Dia juga meminta agar rumah susun atau rusun disulap menjadi fasilitas isolasi terkendali untuk pasien COVID-19 bergejala ringan.
Lalu, mengubah stadion indoor dan gedung-gedung konvensi besar menjadi rumah sakit darurat penanganan kasus darurat kritis, diusulkan untuk dalam satu manajemen RSDC Wisma Atlet.
"Memastikan kebutuhan tenaga kesehatan terpenuhi termasuk penambahan tenaga kesehatan dari luar DKI Jakarta," ucapnya.
Selanjutnya yakni memastikan ketersediaan oksigen, alat pelindung diri (APD), alat kesehatan, dan obat-obatan.
Sementara itu, Polri memastikan telah menyiapkan langkah antisipasi untuk menangani terjadinya kelangkaan obat, vitamin, hingga oksigen tabung selama pandemi COVID-19. Hal itu merupakan imbas melonjaknya kasus positif Corona di Indonesia dalam beberapa waktu terakhir.
"Polri akan melakukan aktivitas dekteksi intensif terhadap berbagai informasi isu-isu yang berkembang di masyarakat, dan mempersiapkan langkah antisipasinya tentang kelangkaan obat, kelangkaan oksigen. Ini tentunya akan menjadi perhatian," tutur Karo Penmas Divisi Humas Polri Brigjen Rusdi Hartono saat dikonfirmasi.
Menteri Koordinator Bidang Kemaritiman dan Investasi, Luhut Panjaitan pun menegaskan, pengadaan dan penambahan kapasitas atau jumlah oksigen untuk pasien COVID-19 agar dipercepat. Sehingga cadangan oksigen yang tersedia nantinya bisa digunakan para pasien yang sedang dirawat.
"Kita bermain dengan waktu, kita harus bekerja cepat," kata Luhut dalam rapat koordinasi penyediaan suplai oksigen untuk COVID-19 tingkat menteri dan lembaga terkait, Jakarta, Kamis (8/7).
Dia menuturkan pengadaan dan penambahan jumlah oksigen untuk pasien COVID-19 yang melibatkan banyak pihak dan lini harus tetap taat hukum.
Jangan sampai pengadaannya bermasalah di masa depan, walaupun ada diskresi yang diberikan pada masa darurat ini.

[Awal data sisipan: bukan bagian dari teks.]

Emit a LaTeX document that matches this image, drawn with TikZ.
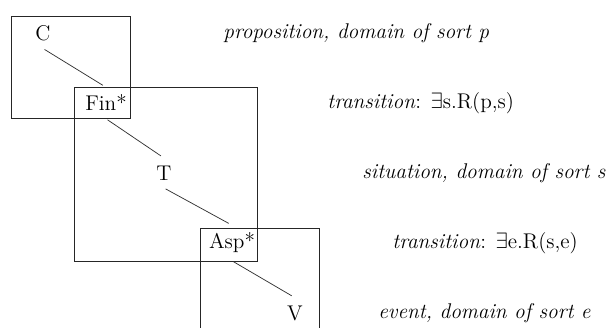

Dalam rakor tersebut, Luhut meminta para pemangku kepentingan untuk tanggap dan bekerja lebih cepat demi keselamatan masyarakat.
Saat ini pihaknya juga sudah membuat skenario dalam penangan COVID-19 selama PPKM Darurat Jawa-Bali. Seiring perjalan waktu, akan dilakukan evaluasi atas implementasi aturan yang sedang berjalan agar diperoleh gambaran efektif atau tidaknya keputusan yang ambil.
"Karena kita enggak tahu kapan selesainya COVID-19 ini," tambahnya.